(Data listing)
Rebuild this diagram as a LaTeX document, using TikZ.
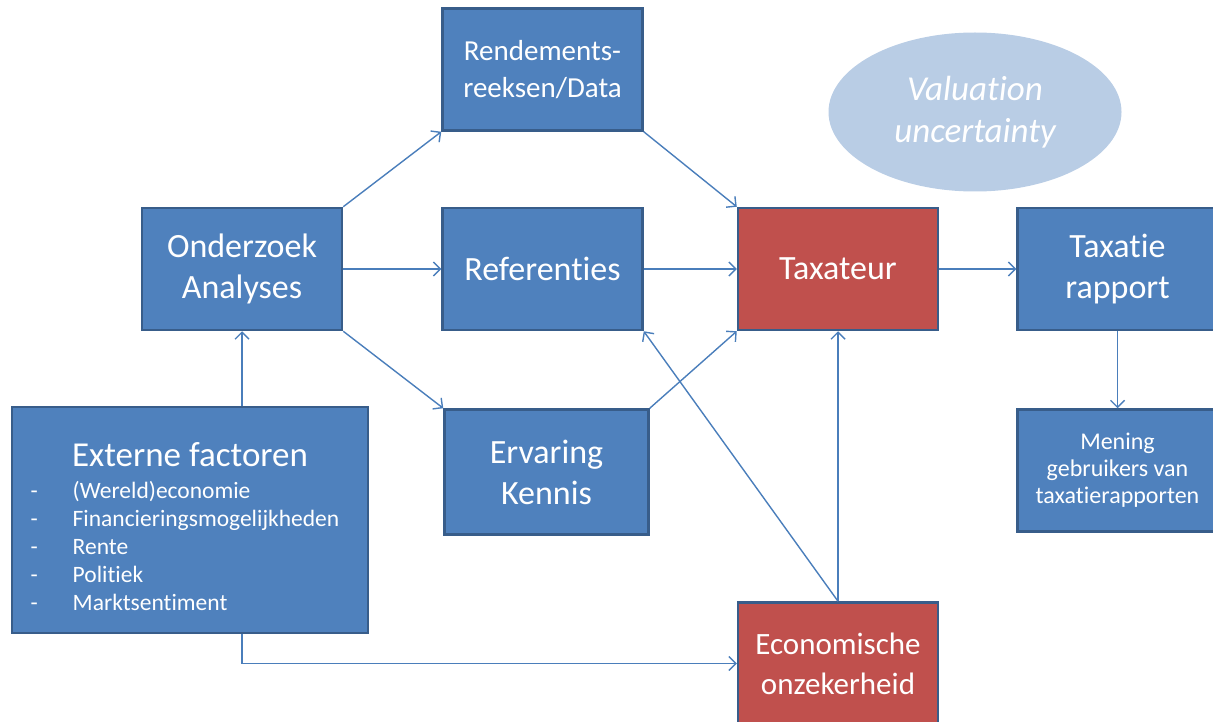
\documentclass[tikz,border=0pt]{standalone}
\usepackage{fontspec}
\setmainfont{Carlito}[Ligatures={NoCommon,NoContextual}]
\usetikzlibrary{arrows.meta,positioning,shapes.geometric}
\definecolor{boxblue}{HTML}{4F81BD}
\definecolor{boxedge}{HTML}{385D8A}
\definecolor{boxred}{HTML}{C0504D}
\definecolor{ellblue}{HTML}{B9CDE5}
\definecolor{linkblue}{HTML}{4A7EBB}

\begin{document}
\begin{tikzpicture}[x=1pt, y=1pt,
  every node/.style={text=white, inner sep=2pt},
  blok/.style={draw=boxedge, line width=2.5pt, fill=boxblue, minimum width=200pt, minimum height=122pt, align=center, font=\fontsize{34}{41}\selectfont},
  rood/.style={blok, fill=boxred},
  pijl/.style={draw=linkblue, line width=1.4pt, -{Straight Barb[length=7pt,width=14pt]}}]
\useasboundingbox (0,0) rectangle (1213,-722);
% middelste rij
\node[rood] (tax) at (838,-269) {Taxateur};
\node[blok, left=93pt of tax] (ref) {Referenties};
\node[blok, left=98pt of ref] (onder) {Onderzoek\\Analyses};
\node[blok, right=77pt of tax] (rapp) {Taxatie\\rapport};
% boven en onder
\node[blok, above=75pt of ref, font=\fontsize{29}{37}\selectfont] (rend) {Rendements-\\reeksen/Data};
\node[blok, below=77pt of ref, xshift=4pt, minimum width=204pt, minimum height=125pt] (erv) {Ervaring\\Kennis};
\node[blok, below=77pt of rapp, font=\fontsize{24}{27}\selectfont] (men) {Mening\\gebruikers van\\taxatierapporten};
\node[rood, below=270pt of tax, font=\fontsize{31}{40}\selectfont] (eco) {Economische\\onzekerheid};
\node[blok, minimum width=356pt, minimum height=226pt, font=\fontsize{23.5}{28}\selectfont] (ext) at (190,-520)
  {\begin{tabular}{@{}p{42pt}@{}l@{\hspace{10pt}}}
   \multicolumn{2}{c}{\rule{0pt}{46pt}\fontsize{35}{42}\selectfont Externe factoren}\\[4pt]
   -&(Wereld)economie\\
   -&Financieringsmogelijkheden\\
   -&Rente\\
   -&Politiek\\
   -&Marktsentiment
   \end{tabular}};
\node[ellipse, fill=ellblue, minimum width=293pt, minimum height=159pt, align=center, font=\fontsize{35}{42}\selectfont\itshape] (onz) at (975,-112) {Valuation\\uncertainty};
% pijlen
\draw[pijl] (onder.north east) -- (rend.south west);
\draw[pijl] (onder) -- (ref);
\draw[pijl] (onder.south east) -- (erv.north west);
\draw[pijl] (rend.south east) -- (tax.north west);
\draw[pijl] (ref) -- (tax);
\draw[pijl] (erv.north east) -- (tax.south west);
\draw[pijl] (ext.north -| onder.south) -- (onder.south);
\draw[pijl] (ext.south -| onder.south) |- (eco.west);
\draw[pijl] (eco.north) -- (ref.south east);
\draw[pijl] (eco) -- (tax);
\draw[pijl] (tax) -- (rapp);
\draw[pijl] (rapp) -- (men);
\end{tikzpicture}
\end{document}
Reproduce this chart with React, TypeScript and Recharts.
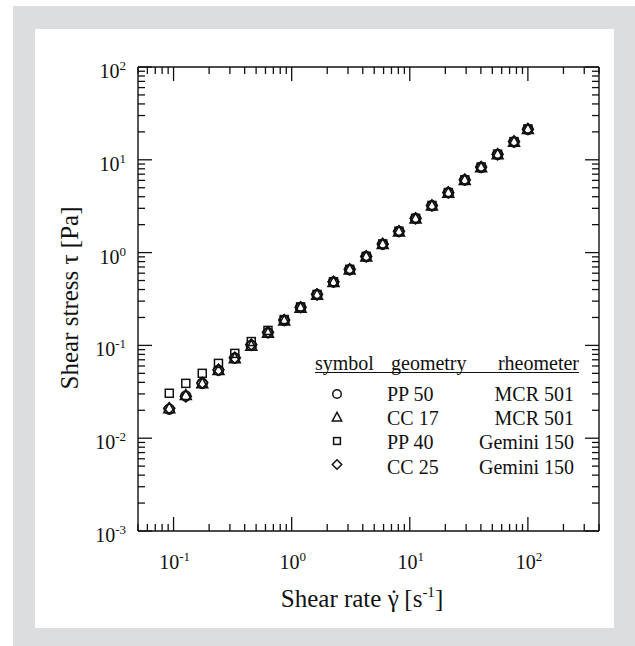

# PROBLEM STATEMENT
How many lines in the records hold the string "this"? Reply with the number alone.

# COMPLETE OUTPUT
2